Begin DATASET ENTRIES

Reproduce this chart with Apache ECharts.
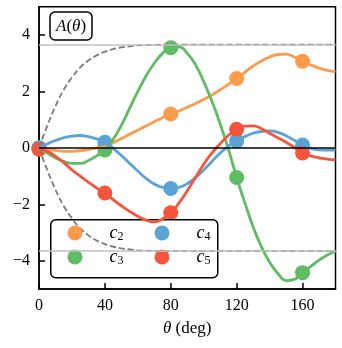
<!DOCTYPE html>
<html>
<head>
<meta charset="utf-8">
<script src="https://cdn.jsdelivr.net/npm/echarts@6/dist/echarts.min.js"></script>
<style>
  html, body { margin: 0; padding: 0; background: #fff; }
  #chart { width: 342px; height: 348px; }
</style>
</head>
<body>
<div id="chart"></div>
<script>
// data
const xTicks = [0, 40, 80, 120, 160];
const yTicks = [-4, -2, 0, 2, 4];
const refLevels = [3.66, -3.66];

const thetaEnv = [0, 5, 10, 15, 20, 25, 30, 35, 40, 45, 50, 55, 60, 70, 80, 100, 120, 140, 160, 180];
const envUpper = [0, 0.78, 1.48, 2.06, 2.5, 2.85, 3.1, 3.28, 3.41, 3.5, 3.56, 3.6, 3.63, 3.65, 3.66, 3.66, 3.66, 3.66, 3.66, 3.66];
const envLower = [0, -0.78, -1.48, -2.06, -2.5, -2.85, -3.1, -3.28, -3.41, -3.5, -3.56, -3.6, -3.63, -3.65, -3.66, -3.66, -3.66, -3.66, -3.66, -3.66];

const theta = [0, 5, 10, 15, 20, 25, 30, 35, 40, 45, 50, 55, 60, 65, 70, 75, 80, 85, 90, 95, 100, 105, 110, 115, 120, 125, 130, 135, 140, 145, 150, 155, 160, 165, 170, 175, 180];

const c2Curve = [0, -0.05, -0.09, -0.12, -0.12, -0.1, -0.06, 0, 0.05, 0.18, 0.33, 0.48, 0.63, 0.78, 0.93, 1.07, 1.2, 1.31, 1.44, 1.57, 1.72, 1.88, 2.06, 2.25, 2.46, 2.68, 2.9, 3.08, 3.22, 3.31, 3.32, 3.22, 3.07, 2.94, 2.83, 2.75, 2.7];
const c3Curve = [0, -0.18, -0.35, -0.48, -0.55, -0.55, -0.45, -0.28, -0.07, 0.3, 0.8, 1.4, 2.0, 2.55, 3.0, 3.35, 3.55, 3.58, 3.35, 2.95, 2.35, 1.65, 0.85, -0.05, -1.05, -1.95, -2.8, -3.5, -4.05, -4.45, -4.7, -4.66, -4.42, -4.2, -3.98, -3.8, -3.65];
const c4Curve = [0, 0.14, 0.26, 0.36, 0.42, 0.44, 0.4, 0.32, 0.2, -0.02, -0.27, -0.55, -0.82, -1.08, -1.28, -1.4, -1.44, -1.4, -1.27, -1.05, -0.78, -0.48, -0.18, 0.06, 0.25, 0.4, 0.52, 0.58, 0.6, 0.55, 0.43, 0.27, 0.1, -0.02, -0.07, -0.08, -0.08];
const c5Curve = [-0.05, -0.12, -0.3, -0.52, -0.78, -1.0, -1.22, -1.42, -1.6, -1.83, -2.05, -2.25, -2.42, -2.56, -2.62, -2.52, -2.3, -1.95, -1.52, -1.05, -0.58, -0.18, 0.15, 0.44, 0.66, 0.77, 0.78, 0.68, 0.52, 0.36, 0.2, 0.02, -0.18, -0.28, -0.35, -0.4, -0.42];

const c2Pts = [0, 0.05, 1.2, 2.46, 3.07];
const c3Pts = [0, -0.07, 3.55, -1.05, -4.42];
const c4Pts = [0, 0.2, -1.44, 0.25, 0.1];
const c5Pts = [-0.05, -1.6, -2.3, 0.66, -0.18];

const colors = { c2: '#FD9A4B', c3: '#5FBC63', c4: '#58A4D5', c5: '#F5553C' };
const serif = "'Liberation Serif', 'DejaVu Serif', serif";

function pairs(xs, ys) {
  return xs.map((x, i) => [x, ys[i]]);
}

function curve(name, ys) {
  return {
    name: name,
    type: 'line',
    data: pairs(theta, ys),
    smooth: 0.5,
    showSymbol: false,
    silent: true,
    lineStyle: { width: 2.8, color: colors[name] },
    itemStyle: { color: colors[name] }
  };
}

function dots(name, ys) {
  return {
    name: name,
    type: 'scatter',
    data: pairs(xTicks, ys),
    symbol: 'circle',
    symbolSize: 15,
    silent: true,
    itemStyle: { color: colors[name], opacity: 1 }
  };
}

function legendCol(names, left) {
  return {
    data: names,
    orient: 'vertical',
    left: left,
    top: 223,
    padding: 0,
    itemWidth: 15,
    itemHeight: 15,
    itemGap: 4,
    icon: 'circle',
    formatter: function (name) {
      return '{i|c}{s|' + name.slice(1) + '}';
    },
    textStyle: {
      rich: {
        i: { fontFamily: serif, fontStyle: 'italic', fontSize: 18, color: '#000', padding: [0, 0, 0, 22], lineHeight: 20 },
        s: { fontFamily: serif, fontSize: 12, color: '#000', padding: [8, 0, 0, 0], lineHeight: 20 }
      }
    }
  };
}

let myChart = echarts.init(document.getElementById('chart'));

let option = {
  animation: false,
  textStyle: { fontFamily: serif },
  title: {
    text: '{i|A}{n|(}{i|θ}{n|)}',
    left: 50,
    top: 12,
    padding: [6, 6, 5, 6],
    borderColor: '#000',
    borderWidth: 1.5,
    borderRadius: 5,
    backgroundColor: '#fff',
    textStyle: {
      fontWeight: 'normal',
      rich: {
        i: { fontFamily: serif, fontStyle: 'italic', fontWeight: 'normal', fontSize: 17, color: '#000' },
        n: { fontFamily: serif, fontWeight: 'normal', fontSize: 17, color: '#000' }
      }
    }
  },
  graphic: [
    {
      type: 'rect',
      left: 50,
      top: 219,
      z: 3,
      silent: true,
      shape: { width: 167, height: 58, r: 5 },
      style: { fill: 'rgba(255,255,255,0.8)', stroke: '#000', lineWidth: 1.5 }
    }
  ],
  legend: [
    legendCol(['c2', 'c3'], 67.5),
    legendCol(['c4', 'c5'], 154.5)
  ],
  grid: {
    left: 39,
    right: 6.5,
    top: 6.8,
    bottom: 59,
    show: true,
    borderColor: '#000',
    borderWidth: 1.5,
    backgroundColor: 'transparent'
  },
  xAxis: {
    type: 'value',
    min: 0,
    max: 180,
    interval: 40,
    name: '{i|θ} (deg)',
    nameLocation: 'middle',
    nameGap: 31,
    nameTextStyle: {
      fontFamily: serif,
      fontSize: 17,
      color: '#000',
      rich: {
        i: { fontFamily: serif, fontStyle: 'italic', fontSize: 17, color: '#000' }
      }
    },
    axisLine: { show: true, onZero: false, lineStyle: { color: '#000', width: 1.5 } },
    axisTick: { show: true, inside: true, length: 6, lineStyle: { color: '#000', width: 1.5 } },
    axisLabel: { showMaxLabel: false, margin: 9, fontFamily: serif, fontSize: 16, color: '#000' },
    splitLine: { show: false }
  },
  yAxis: {
    type: 'value',
    min: -5,
    max: 5,
    axisLine: { show: true, onZero: false, lineStyle: { color: '#000', width: 1.5 } },
    axisTick: { show: true, inside: true, length: 6, customValues: yTicks, lineStyle: { color: '#000', width: 1.5 } },
    axisLabel: {
      customValues: yTicks,
      margin: 9,
      fontFamily: serif,
      fontSize: 16,
      color: '#000',
      formatter: v => String(v).replace('-', '\u2212')
    },
    splitLine: { show: false }
  },
  series: [
    {
      name: 'ref',
      type: 'line',
      data: [],
      silent: true,
      markLine: {
        silent: true,
        symbol: 'none',
        label: { show: false },
        data: [
          { yAxis: refLevels[0], lineStyle: { color: '#c0c0c0', width: 1.5, type: 'solid' } },
          { yAxis: refLevels[1], lineStyle: { color: '#c0c0c0', width: 1.5, type: 'solid' } },
          { yAxis: 0, lineStyle: { color: '#000', width: 1.5, type: 'solid' } }
        ]
      }
    },
    {
      name: 'envUp',
      type: 'line',
      data: pairs(thetaEnv, envUpper),
      smooth: 0.4,
      showSymbol: false,
      silent: true,
      lineStyle: { color: '#7a7a7a', width: 1.8, type: [6, 3] }
    },
    {
      name: 'envLow',
      type: 'line',
      data: pairs(thetaEnv, envLower),
      smooth: 0.4,
      showSymbol: false,
      silent: true,
      lineStyle: { color: '#7a7a7a', width: 1.8, type: [6, 3] }
    },
    curve('c2', c2Curve),
    dots('c2', c2Pts),
    curve('c3', c3Curve),
    dots('c3', c3Pts),
    curve('c4', c4Curve),
    dots('c4', c4Pts),
    curve('c5', c5Curve),
    dots('c5', c5Pts)
  ]
};

myChart.setOption(option);
</script>
</body>
</html>
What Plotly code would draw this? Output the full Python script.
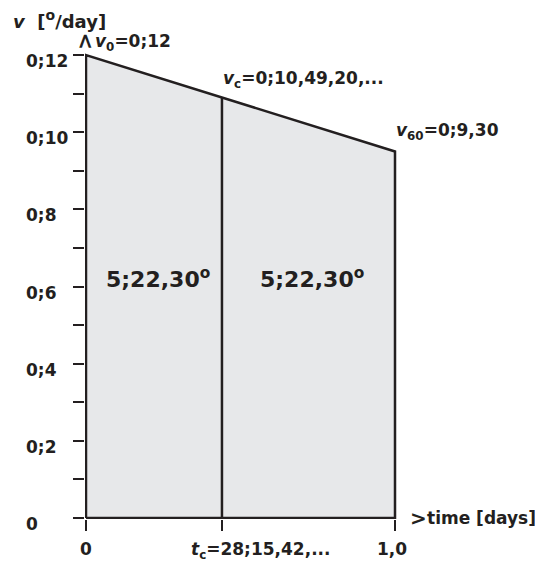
import plotly.graph_objects as go

# ---- data (x in days, y in minutes of degree per day: 0;1 = 1/60 deg) ----
x_days = [0, 0, 60, 60, 0]
v_minutes = [0, 12, 9.5, 0, 0]
tc_pos = 26.4          # drawn position of t_c
vc_drawn = 10.9        # drawn height of v_c
y_tickvals = list(range(0, 13))
y_labels = {0: "0", 2: "0;2", 4: "0;4", 6: "0;6", 8: "0;8", 10: "0;10", 12: "0;12"}
x_tickvals = [0, tc_pos, 60]
area_label = "5;22,30<sup>o</sup>"

INK = "#231f20"
FILL = "#e7e8ea"
FONT = "DejaVu Sans"

OFF = 8  # page body margin
W, H = 543 - OFF, 566 - OFF
L, R, T, B = 85 - OFF, 145, 50 - OFF, 47
PW, PH = 543 - 85 - R, 566 - 50 - B
X0, X1 = -1 / 5.15, 60 + 3 / 5.15
Y0, Y1 = -1 / 38.58, 12 + 5 / 38.58


def px(xp):
    return (xp - 85) / PW


def py(yp):
    return 1 - (yp - 50) / PH


fig = go.Figure()
fig.add_trace(go.Scatter(x=x_days, y=v_minutes, mode="lines", fill="toself",
                         fillcolor=FILL, line=dict(color=INK, width=2.5),
                         hoverinfo="skip", showlegend=False))
fig.add_trace(go.Scatter(x=[tc_pos, tc_pos], y=[0, vc_drawn], mode="lines",
                         line=dict(color=INK, width=2.5), hoverinfo="skip",
                         showlegend=False))

ann = []


def add(text, x, y, size=17, xanchor="left", yanchor="middle", angle=0):
    ann.append(dict(text=text, x=px(x), y=py(y), xref="paper", yref="paper",
                    xanchor=xanchor, yanchor=yanchor, showarrow=False,
                    textangle=angle,
                    font=dict(family=FONT, size=size, color=INK, weight="bold")))


# axis titles / arrows
add("<i>v</i>\u00a0\u00a0[<sup><span style='font-size:14px'>o</span></sup>/day]", 11, 20, size=18)
add(">", 85, 41, angle=-90, xanchor="center", size=21)
add(">", 408, 518, size=20)
add("time [days]", 425, 518, size=17)

# point labels
add("<i>v</i><sub>0</sub>=0;12", 93, 43)
add("<i>v</i><sub>c</sub>=0;10,49,20,...", 221, 79)
add("<i>v</i><sub>60</sub>=0;9,30", 394, 131)

# area labels
add(area_label, 158, 278, size=22, xanchor="center")
add(area_label, 312, 278, size=22, xanchor="center")

# x tick labels
add("0", 86, 549, xanchor="center")
add("<i>t</i><sub>c</sub>=28;15,42,...", 189, 550)
add("1,0", 392, 549, xanchor="center")

# y tick labels
for v, lab in y_labels.items():
    ypix = 518 - v * 38.58
    add(lab, 24, ypix + 6)

fig.update_layout(
    width=W, height=H,
    margin=dict(l=L, r=R, t=T, b=B, autoexpand=False),
    paper_bgcolor="white", plot_bgcolor="white",
    annotations=ann,
    xaxis=dict(range=[X0, X1], showgrid=False, zeroline=False, showline=False,
               tickvals=x_tickvals, showticklabels=False, ticks="outside",
               ticklen=11, tickwidth=1.5, tickcolor=INK, automargin=False,
               fixedrange=True),
    yaxis=dict(range=[Y0, Y1], showgrid=False, zeroline=False, showline=False,
               tickvals=y_tickvals, showticklabels=False, ticks="outside",
               ticklen=11, tickwidth=1.5, tickcolor=INK, automargin=False,
               fixedrange=True),
)

fig.write_html("out.html", config={"displayModeBar": False})
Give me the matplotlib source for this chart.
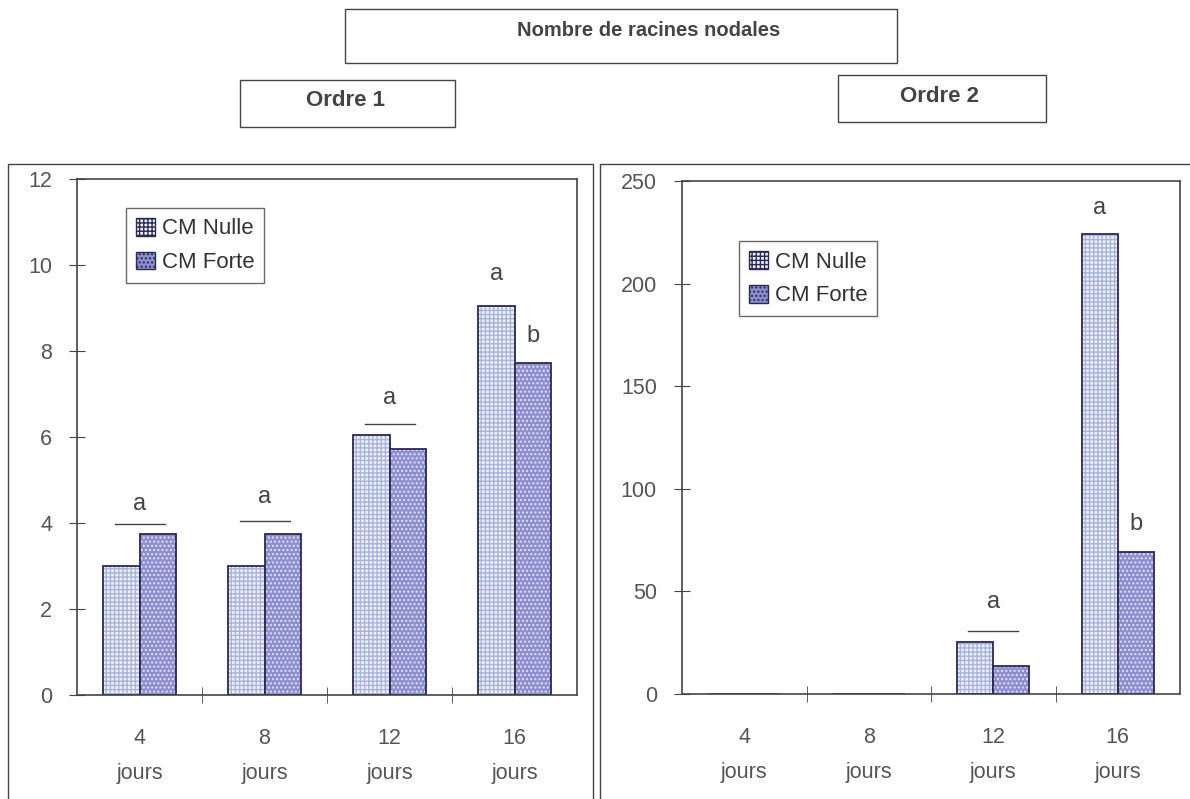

End DATASET ENTRIES

TASK PROMPT => Reproduce exactly the run of lines that opens the listing and closes with the line holding "const refLevels = [3.66, -3.66];". Pictures are excluded.

EXERCISE SOLUTION =>
Reproduce this chart with Apache ECharts.
<!DOCTYPE html>
<html>
<head>
<meta charset="utf-8">
<script src="https://cdn.jsdelivr.net/npm/echarts@6/dist/echarts.min.js"></script>
<style>
  html, body { margin: 0; padding: 0; background: #fff; }
  #chart { width: 342px; height: 348px; }
</style>
</head>
<body>
<div id="chart"></div>
<script>
// data
const xTicks = [0, 40, 80, 120, 160];
const yTicks = [-4, -2, 0, 2, 4];
const refLevels = [3.66, -3.66];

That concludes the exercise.